Did you know that the Statue of Liberty was not always colored green? In fact, her skin only changed in the early 20th century due to oxidation from being exposed to rain, wind, and sun over time. Although usually open to the public, it was once closed in 1984 as the statue had a massive restoration for its centennial celebration (History.com Editors). After the attacks of terrorism on September 11, 2001, Liberty Island was closed for 100 days. The Statue of Liberty did not reopen until August 2004, around 3 years later. By July 2009, the visitors were allowed to go upto the statue’s crown. The status and appearance of Lady Liberty have changed over the years, however its symbol and importance remained.

 

If you are interested to learn more, you can visit the Statue of Liberty Museum. This curated museum will inform the audience of the Statue’s history.
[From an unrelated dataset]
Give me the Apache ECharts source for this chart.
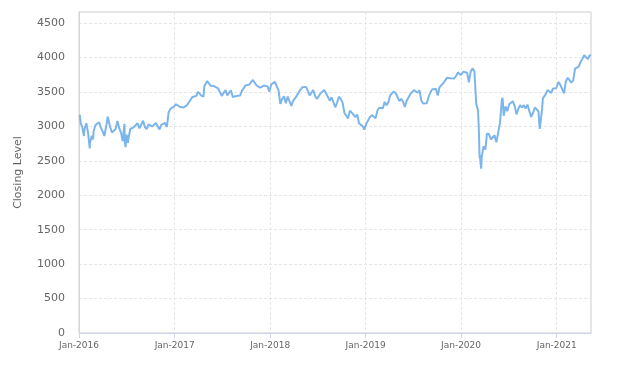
<!DOCTYPE html>
<html><head><meta charset="utf-8">
<script src="https://cdn.jsdelivr.net/npm/echarts@6/dist/echarts.min.js"></script>
<style>html,body{margin:0;padding:0;background:#fff}#c{width:631px;height:366px}</style>
</head><body><div id="c"></div>
<script>
const dates = [
'2016-01-04','2016-01-08','2016-01-13','2016-01-15','2016-01-20','2016-01-22','2016-01-29','2016-02-05','2016-02-11','2016-02-12','2016-02-19','2016-02-24','2016-02-26',
'2016-03-04','2016-03-11','2016-03-18','2016-03-24','2016-04-01','2016-04-07','2016-04-15','2016-04-20','2016-04-22','2016-04-29','2016-05-06','2016-05-13','2016-05-20','2016-05-27',
'2016-06-03','2016-06-10','2016-06-16','2016-06-23','2016-06-24','2016-06-27','2016-07-01','2016-07-06','2016-07-08','2016-07-15','2016-07-22','2016-07-29','2016-08-05','2016-08-12','2016-08-19','2016-08-26',
'2016-09-02','2016-09-09','2016-09-16','2016-09-23','2016-09-30','2016-10-07','2016-10-14','2016-10-21','2016-10-28','2016-11-04','2016-11-11','2016-11-18','2016-11-25','2016-12-02','2016-12-09','2016-12-16','2016-12-23','2016-12-30',
'2017-01-06','2017-01-13','2017-01-20','2017-01-27','2017-02-03','2017-02-10','2017-02-17','2017-02-24','2017-03-03','2017-03-10','2017-03-17','2017-03-24','2017-03-31','2017-04-07','2017-04-13','2017-04-21','2017-04-24','2017-04-28',
'2017-05-05','2017-05-12','2017-05-19','2017-05-26','2017-06-02','2017-06-09','2017-06-16','2017-06-23','2017-06-30','2017-07-07','2017-07-14','2017-07-21','2017-07-28','2017-08-04','2017-08-11','2017-08-18','2017-08-25',
'2017-09-01','2017-09-08','2017-09-15','2017-09-22','2017-09-29','2017-10-06','2017-10-13','2017-10-20','2017-10-27','2017-11-03','2017-11-10','2017-11-17','2017-11-24','2017-12-01','2017-12-08','2017-12-15','2017-12-22','2017-12-29',
'2018-01-05','2018-01-12','2018-01-19','2018-01-26','2018-02-02','2018-02-09','2018-02-16','2018-02-23','2018-03-02','2018-03-09','2018-03-16','2018-03-23','2018-03-29','2018-04-06','2018-04-13','2018-04-20','2018-04-27',
'2018-05-04','2018-05-11','2018-05-18','2018-05-25','2018-06-01','2018-06-08','2018-06-15','2018-06-22','2018-06-29','2018-07-06','2018-07-13','2018-07-20','2018-07-27','2018-08-03','2018-08-10','2018-08-17','2018-08-24','2018-08-31',
'2018-09-07','2018-09-14','2018-09-21','2018-09-28','2018-10-05','2018-10-12','2018-10-19','2018-10-26','2018-11-02','2018-11-09','2018-11-16','2018-11-23','2018-11-30','2018-12-07','2018-12-14','2018-12-21','2018-12-27','2018-12-31',
'2019-01-04','2019-01-11','2019-01-18','2019-01-25','2019-02-01','2019-02-08','2019-02-15','2019-02-22','2019-03-01','2019-03-08','2019-03-15','2019-03-22','2019-03-29','2019-04-05','2019-04-12','2019-04-18','2019-04-26',
'2019-05-03','2019-05-10','2019-05-17','2019-05-24','2019-05-31','2019-06-07','2019-06-14','2019-06-21','2019-06-28','2019-07-05','2019-07-12','2019-07-19','2019-07-26','2019-08-02','2019-08-09','2019-08-16','2019-08-23','2019-08-30',
'2019-09-06','2019-09-13','2019-09-20','2019-09-27','2019-10-04','2019-10-11','2019-10-18','2019-10-25','2019-11-01','2019-11-08','2019-11-15','2019-11-22','2019-11-29','2019-12-06','2019-12-13','2019-12-20','2019-12-27','2019-12-31',
'2020-01-03','2020-01-10','2020-01-17','2020-01-24','2020-01-31','2020-02-07','2020-02-14','2020-02-19','2020-02-21','2020-02-28','2020-03-06','2020-03-09','2020-03-12','2020-03-13','2020-03-16','2020-03-18','2020-03-20','2020-03-27',
'2020-04-03','2020-04-09','2020-04-17','2020-04-24','2020-05-01','2020-05-08','2020-05-15','2020-05-22','2020-05-29','2020-06-05','2020-06-08','2020-06-12','2020-06-19','2020-06-26','2020-07-03','2020-07-10','2020-07-17','2020-07-21','2020-07-24','2020-07-31',
'2020-08-07','2020-08-14','2020-08-21','2020-08-28','2020-09-04','2020-09-11','2020-09-18','2020-09-25','2020-10-02','2020-10-09','2020-10-16','2020-10-23','2020-10-28','2020-10-30','2020-11-06','2020-11-09','2020-11-13','2020-11-20','2020-11-27',
'2020-12-04','2020-12-11','2020-12-18','2020-12-23','2020-12-30',
'2021-01-08','2021-01-15','2021-01-22','2021-01-29','2021-02-05','2021-02-12','2021-02-19','2021-02-26','2021-03-05','2021-03-12','2021-03-19','2021-03-26','2021-04-01','2021-04-09','2021-04-16','2021-04-23','2021-04-30','2021-05-07','2021-05-11'
];
const closes = [
3165,3033,3000,2953,2860,2959,3045,2897,2680,2756,2862,2810,2933,
3018,3031,3059,2985,2919,2860,3020,3140,3141,2990,2910,2907,2960,3078,
2970,2906,2786,3038,2776,2698,2880,2760,2820,2961,2967,2990,2970,3045,2970,2980,
3081,2990,2960,3030,3002,2998,3013,3050,3040,2955,3020,3030,3049,2991,3206,3255,3260,3291,
3321,3318,3285,3300,3273,3280,3308,3283,3389,3427,3448,3440,3500,3480,3445,3430,3580,3559,
3658,3637,3589,3593,3581,3562,3550,3545,3442,3463,3527,3450,3450,3523,3426,3432,3440,
3451,3447,3515,3530,3595,3603,3605,3605,3673,3690,3593,3566,3562,3567,3592,3573,3580,3504,
3607,3613,3647,3647,3523,3325,3397,3438,3336,3433,3437,3297,3362,3406,3446,3491,3534,
3566,3565,3573,3515,3449,3448,3528,3441,3396,3422,3481,3459,3527,3477,3426,3373,3421,3393,
3277,3345,3430,3399,3345,3194,3221,3116,3228,3221,3168,3133,3173,3041,3053,3004,2951,3001,
3041,3070,3134,3164,3163,3117,3226,3269,3298,3264,3355,3305,3351,3448,3467,3503,3484,
3504,3366,3398,3362,3280,3372,3375,3467,3474,3527,3506,3488,3524,3376,3333,3322,3334,3426,
3495,3538,3552,3541,3447,3570,3579,3625,3623,3704,3720,3697,3703,3696,3731,3782,3782,3745,
3773,3795,3808,3779,3640,3798,3841,3865,3800,3329,3232,2959,2545,2586,2450,2385,2549,2710,
2662,2893,2888,2809,2811,2871,2770,2906,3050,3384,3415,3154,3289,3220,3320,3295,3366,3385,3298,3174,
3252,3307,3275,3306,3260,3315,3339,3137,3191,3273,3245,3220,2963,2958,3251,3407,3433,3468,3527,
3537,3485,3550,3522,3553,
3645,3599,3602,3481,3656,3705,3713,3636,3669,3837,3837,3867,3926,3979,4032,4012,3975,4034,4021
];
const yTickStep = 500;
const xStart = '2016-01-01';
const xEnd = '2021-05-12';
const monthNames = ['Jan','Feb','Mar','Apr','May','Jun','Jul','Aug','Sep','Oct','Nov','Dec'];

const chart = echarts.init(document.getElementById('c'), null, {renderer:'canvas'});
const data = dates.map((d,i)=>[Date.parse(d), closes[i]]);
chart.setOption({
  animation:false,
  useUTC:true,
  backgroundColor:'#fff',
  grid:{left:79,right:40,top:12,bottom:33,show:true,borderColor:'#cccccc',borderWidth:1,containLabel:false},
  xAxis:{
    type:'time',
    min:Date.parse(xStart), max:Date.parse(xEnd),
    axisLine:{show:true,lineStyle:{color:'#ccd6eb'}},
    axisTick:{show:true,length:5,lineStyle:{color:'#ccd6eb'}},
    splitLine:{show:true,lineStyle:{type:[3,2],color:'#e6e6e6'}},
    axisLabel:{
      fontFamily:'DejaVu Sans',fontSize:9,color:'#666666',margin:8,hideOverlap:false,
      formatter:function(v){const d=new Date(v);return (d.getUTCMonth()===0&&d.getUTCDate()===1)?monthNames[0]+'-'+d.getUTCFullYear():'';}
    }
  },
  yAxis:{
    type:'value',min:0,max:4660,interval:yTickStep,
    name:'Closing Level',nameLocation:'middle',nameGap:55,nameRotate:90,
    nameTextStyle:{fontFamily:'DejaVu Sans',fontSize:11,color:'#666666'},
    axisLine:{show:true,lineStyle:{color:'#ccd6eb'}},
    axisTick:{show:false},
    splitLine:{show:true,lineStyle:{type:[3,2],color:'#e6e6e6'}},
    axisLabel:{fontFamily:'DejaVu Sans',fontSize:11,color:'#666666',margin:14,
      formatter:function(v){return v%yTickStep===0?String(v):'';}}
  },
  series:[{type:'line',data:data,showSymbol:false,symbol:'none',
    lineStyle:{width:2,color:'#7cb5ec'},itemStyle:{color:'#7cb5ec'}}]
});
</script></body></html>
You will also be able to see how the original torch looks and learn of the origins of Lady Liberty’s creation. The Statue of Liberty-Ellis Island Foundation is in charge of the preservation of the great monument. They also organized restorations of the statue and created a museum related to her. The organization’s goal is to continue protecting the iconic symbol and ensure its longevity for many generations.